The ancestry and affiliations of Kennewick Man - shawndumas
http://www.nature.com/nature/journal/vnfv/ncurrent/full/nature14625.html
======
tokenadult
The reporting about this over the years has been very confusing, because a lot
of the reporters who were making best efforts to report on this story are
confused by the methods of anthropologists who ascribe population relatedness
to skulls or the methods of genetics who ascribe population relatedness to DNA
samples. The key finding in the article is "We conclude that the currently
available number of independent phenetic markers is too small, and within-
population craniometric variation too large, to permit reliable reconstruction
of the biological population affinities of Kennewick Man." In other words, we
don't have a good enough data set about skull measurement variation in human
populations to assign the Kennewick skull reliably to any population that has
been sampled.

The genetic findings are consistent with those of other studies, for example
the landmark review article "Toward a new history and geography of human genes
informed by ancient DNA" Pickrell, Joseph K. et al. Trends in Genetics ,
Volume 30 , Issue 9 , 377 - 389 DOI:
[http://dx.doi.org/10.1016/j.tig.2014.07.007](http://dx.doi.org/10.1016/j.tig.2014.07.007)
which found that every very ancient human DNA samples show patterns of
movement of human beings across long distances and much genetic admixture
between supposedly separated geographic populations.

The chapter about human biodiversity in a general handbook on biodiversity
says it well: "The massive efforts to study the human genome in detail have
produced extraordinary amounts of genetic data. Although we still fail to
understand the molecular bases of most complex traits, including many common
diseases, we now have a clearer idea of the degree of genetic resemblance
between humans and other primate species.

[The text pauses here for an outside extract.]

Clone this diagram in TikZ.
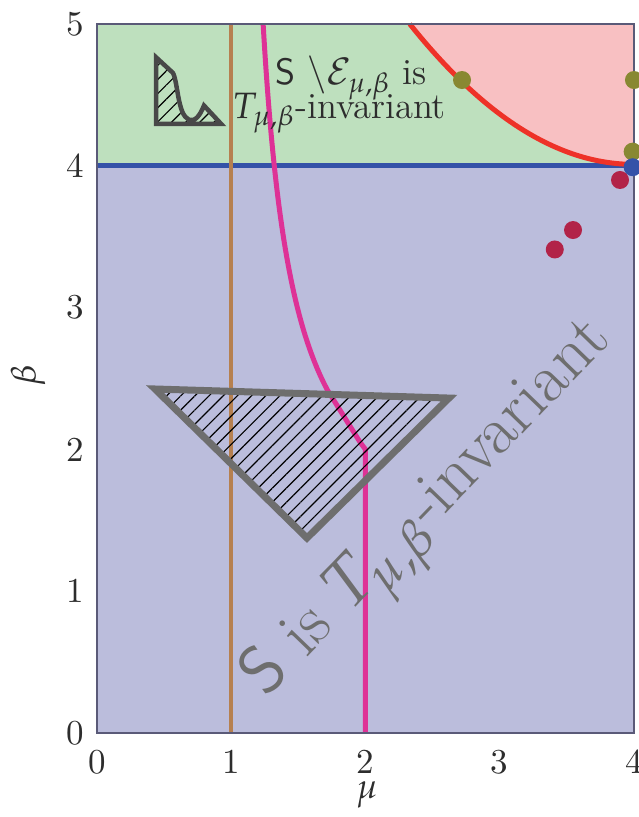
\documentclass[tikz,border=0pt]{standalone}
\usepackage{mathpazo}
\usetikzlibrary{patterns.meta}
\definecolor{cgreen}{RGB}{190,224,190}
\definecolor{cpink}{RGB}{248,192,194}
\definecolor{clav}{RGB}{187,189,220}
\definecolor{cblue}{RGB}{52,82,168}
\definecolor{cbrown}{RGB}{182,128,80}
\definecolor{cmag}{RGB}{222,50,150}
\definecolor{cred}{RGB}{238,50,40}
\definecolor{colive}{RGB}{136,136,50}
\definecolor{ccrim}{RGB}{178,35,72}
\definecolor{cgray}{RGB}{110,110,110}
\definecolor{cdark}{RGB}{72,72,72}
\definecolor{cframe}{RGB}{90,90,120}
\definecolor{ctext}{RGB}{45,45,45}
\tikzset{
  ticklab/.style={font=\fontsize{10.5}{12}\selectfont, text=ctext},
  hatchfill/.style={pattern={Lines[angle=45,distance=3pt,line width=0.35pt]}, pattern color=black},
  olivedot/.style={fill=colive},
  crimdot/.style={fill=ccrim},
}
\begin{document}
\begin{tikzpicture}[x=40.275pt,y=42.54pt]
\useasboundingbox (-0.7225,-0.5924) rectangle (4.0373,5.1693);
% region fills
\fill[clav] (0,0) rectangle (4,4);
\fill[cgreen] (0,4) rectangle (4,5);
\fill[cpink] plot[domain=2.33:4, samples=50] (\x,{4.01+0.355*(4-\x)^2}) -- (4,5) -- cycle;
% boundary lines
\draw[cblue, line width=1.5pt] (0,4) -- (4,4);
\draw[cred, line width=1.5pt] plot[domain=2.33:4, samples=50] (\x,{4.01+0.355*(4-\x)^2});
\draw[cbrown, line width=1.2pt] (1,0) -- (1,5);
\draw[cmag, line width=1.5pt, line join=round] plot[domain=5:2.42, samples=50, variable=\b] ({1+1/(1.09*\b-1.24)},\b) -- (1.96,2.05) -- (2,2.0) -- (2,0);
% frame
\draw[cframe, line width=0.4pt] (0,0) rectangle (4,5);
% big hatched triangle
\draw[cgray, line width=2.1pt, hatchfill] (0.432,2.426) -- (2.622,2.362) -- (1.564,1.375) -- cycle;
% small hatched inset shape
\draw[cdark, line width=1.35pt, hatchfill] (0.44,4.765) -- (0.566,4.655)
  .. controls (0.605,4.58) and (0.60,4.36) .. (0.685,4.325)
  .. controls (0.73,4.31) and (0.765,4.35) .. (0.797,4.425)
  -- (0.925,4.295) -- (0.44,4.295) -- cycle;
% dots
\fill[olivedot] (2.719,4.605) circle (2.7pt);
\fill[olivedot] (4,4.605) circle (2.7pt);
\fill[olivedot] (3.99,4.1) circle (2.7pt);
\fill[cblue] (3.99,3.99) circle (2.7pt);
\fill[crimdot] (3.896,3.9) circle (2.7pt);
\fill[crimdot] (3.546,3.547) circle (2.7pt);
\fill[crimdot] (3.41,3.41) circle (2.7pt);
% texts
\node[text=ctext, font=\fontsize{11}{13}\selectfont] (t1) at (1.892,4.619) {\textsf{S} $\setminus\mathcal{E}_{\mu,\beta}$ is};
\node[text=ctext, font=\fontsize{11}{13}\selectfont] (t2) at (1.803,4.372) {$T_{\mu,\beta}$-invariant};
\node[text=cgray, rotate=46, font=\fontsize{20.5}{24}\selectfont] (t3) at (2.495,1.552) {\textsf{S} is $T_{\mu,\beta}$-invariant};
% ticks
\foreach \v in {0,1,2,3,4} \node[ticklab] (xt\v) at (\v,-0.2045) {\v};
\foreach \v in {0,1,2,3,4,5} \node[ticklab] (yt\v) at (-0.164,\v) {\v};
\node[ticklab] (xl) at (2.011,-0.437) {$\mu$};
\node[ticklab, rotate=90] (yl) at (-0.514,2.525) {$\beta$};
\end{tikzpicture}
\end{document}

We also know that humans are
genetically very close to each other, indeed more than any other primates,
that most of our genetic diversity is accounted for by individual differences
within populations, and that only a small fraction of the species’ genetic
variance falls between populations and geographic groups thereof." Barbujani,
Guido, and Vincenza Colonna. "Genetic basis of human biodiversity: an update."
In Biodiversity Hotspots, pp. 97-119. Springer Berlin Heidelberg, 2011.